Life Lesson #007: Listen to Your Password Manager
This is a life lesson for the digital age: your password manager isn’t just for remembering passwords. It’s your personal security guard against one of the most common threats online - phishing.
If you ever land on a login page and your password manager doesn’t offer to fill in your credentials, it’s not a glitch. It’s a warning.
Why?
Sophisticated phishing scams can perfectly copy the look of a real website. They can get a padlock icon and a professional design. The one thing they can’t copy is the exact web address where your credentials are saved.
How It Works
Your password manager is a detail oriented tool. It only auto-fills your login information when the domain name on your screen is an exact match for the domain you originally saved it on.

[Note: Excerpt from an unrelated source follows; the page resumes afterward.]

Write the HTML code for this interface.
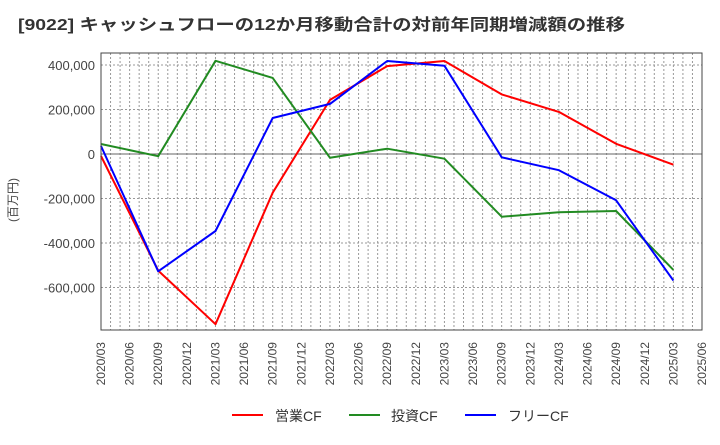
<!DOCTYPE html>
<html><head><meta charset="utf-8">
<style>
html,body{margin:0;padding:0;background:#fff;}
body{width:720px;height:440px;overflow:hidden;font-family:"Liberation Sans","Noto Sans CJK JP",sans-serif;}
</style></head>
<body>
<svg id="chart" width="720" height="440" xmlns="http://www.w3.org/2000/svg" font-family="'Liberation Sans','Noto Sans CJK JP',sans-serif">
<text x="18" y="30" font-size="16" font-weight="bold" fill="#333" textLength="607" lengthAdjust="spacingAndGlyphs">[9022]  キャッシュフローの12か月移動合計の対前年同期増減額の推移</text>
<text transform="translate(17,200) rotate(-90)" text-anchor="middle" font-size="12" fill="#444">(百万円)</text>
<g id="grid"></g>
<g id="yticks"></g>
<g id="xticks"></g>
<g id="series"></g>
<rect x="101" y="53" width="601" height="277" fill="none" stroke="#444" stroke-width="1"/>
<g>
<line x1="232" y1="415" x2="263" y2="415" stroke="#ff0000" stroke-width="2"/>
<text x="275" y="421" font-size="14" fill="#333">営業CF</text>
<line x1="349" y1="415" x2="380" y2="415" stroke="#228b22" stroke-width="2"/>
<text x="391" y="421" font-size="14" fill="#333">投資CF</text>
<line x1="465" y1="415" x2="496" y2="415" stroke="#0000ff" stroke-width="2"/>
<text x="508" y="421" font-size="14" fill="#333">フリーCF</text>
</g>
</svg>
<script>
const categories=["2020/03","2020/09","2021/03","2021/09","2022/03","2022/09","2023/03","2023/09","2024/03","2024/09","2025/03"];
const xTickLabels=["2020/03","2020/06","2020/09","2020/12","2021/03","2021/06","2021/09","2021/12","2022/03","2022/06","2022/09","2022/12","2023/03","2023/06","2023/09","2023/12","2024/03","2024/06","2024/09","2024/12","2025/03","2025/06"];
const eigyoCF=[-9000,-524000,-765000,-174000,243000,395000,418000,268000,189000,46000,-48000];
const toushiCF=[45000,-10000,419000,342000,-17000,24000,-21000,-282000,-262000,-256000,-521000];
const freeCF=[36000,-527000,-346000,162000,225000,418000,397000,-15000,-73000,-208000,-569000];
const yTicks=[400000,200000,0,-200000,-400000,-600000];
const yTickLabels=["400,000","200,000","0","-200,000","-400,000","-600,000"];

const NS="http://www.w3.org/2000/svg";
const L=101,R=702,T=53,B=330;
const y0=154,pxPer=44.5/200000;
function yScale(v){return y0-v*pxPer;}
function monthIdx(lbl){const p=lbl.split("/");return (+p[0]-2020)*12+(+p[1]-3);}
const maxM=monthIdx(xTickLabels[xTickLabels.length-1]);
function xScale(lbl){return L+monthIdx(lbl)/maxM*(R-L);}
function mk(tag,attrs,parent){const e=document.createElementNS(NS,tag);for(const k in attrs)e.setAttribute(k,attrs[k]);parent.appendChild(e);return e;}

const grid=document.getElementById("grid");
for(let m=1;m<maxM;m++){
  const x=L+m/maxM*(R-L);
  const ln=mk("line",{x1:x,y1:T,x2:x,y2:B,stroke:"#999","stroke-width":1,"stroke-dasharray":"2,2"},grid);
  
  
}
const yg=document.getElementById("yticks");
yTicks.forEach((v,i)=>{
  const y=yScale(v);
  const ln=mk("line",{x1:L,y1:y,x2:R,y2:y,stroke:v===0?"#666":"#999","stroke-width":1,"stroke-dasharray":v===0?"none":"2,2"},grid);
  
  
  const t=mk("text",{x:L-6,y:y+5,"text-anchor":"end","font-size":13,fill:"#444"},yg);
  t.textContent=yTickLabels[i];
  
  
});
const xg=document.getElementById("xticks");
xTickLabels.forEach(lbl=>{
  const x=xScale(lbl);
  const t=mk("text",{transform:`translate(${x+4},342) rotate(-90)`,"text-anchor":"end","font-size":12,fill:"#444"},xg);
  t.textContent=lbl;
  
  
});
const sg=document.getElementById("series");
[[eigyoCF,"#ff0000","operating-cf-line"],[toushiCF,"#228b22","investing-cf-line"],[freeCF,"#0000ff","free-cf-line"]].forEach(([vals,col,name])=>{
  const pts=vals.map((v,i)=>xScale(categories[i]).toFixed(1)+","+yScale(v).toFixed(1)).join(" ");
  const p=mk("polyline",{points:pts,fill:"none",stroke:col,"stroke-width":2,"stroke-linejoin":"round"},sg);
  
  
});
</script>
</body></html>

A fake site like acasta.net or acasta-login.com will look identical, but your password manager will know it’s not the real acasta.it. It stays silent, signaling that something is wrong.
Note that even results in Google and adds can lead to malicious websites. It is possible even in case of banks or other institutions.
Why This Matters
This simple check removes the burden from you. You don’t have to worry about a typo or analyze a fake certificate. Your password manager does the heavy lifting, providing a clear, automated signal to stop.
So, if your trusted digital assistant stays quiet, listen to it. It’s trying to protect you.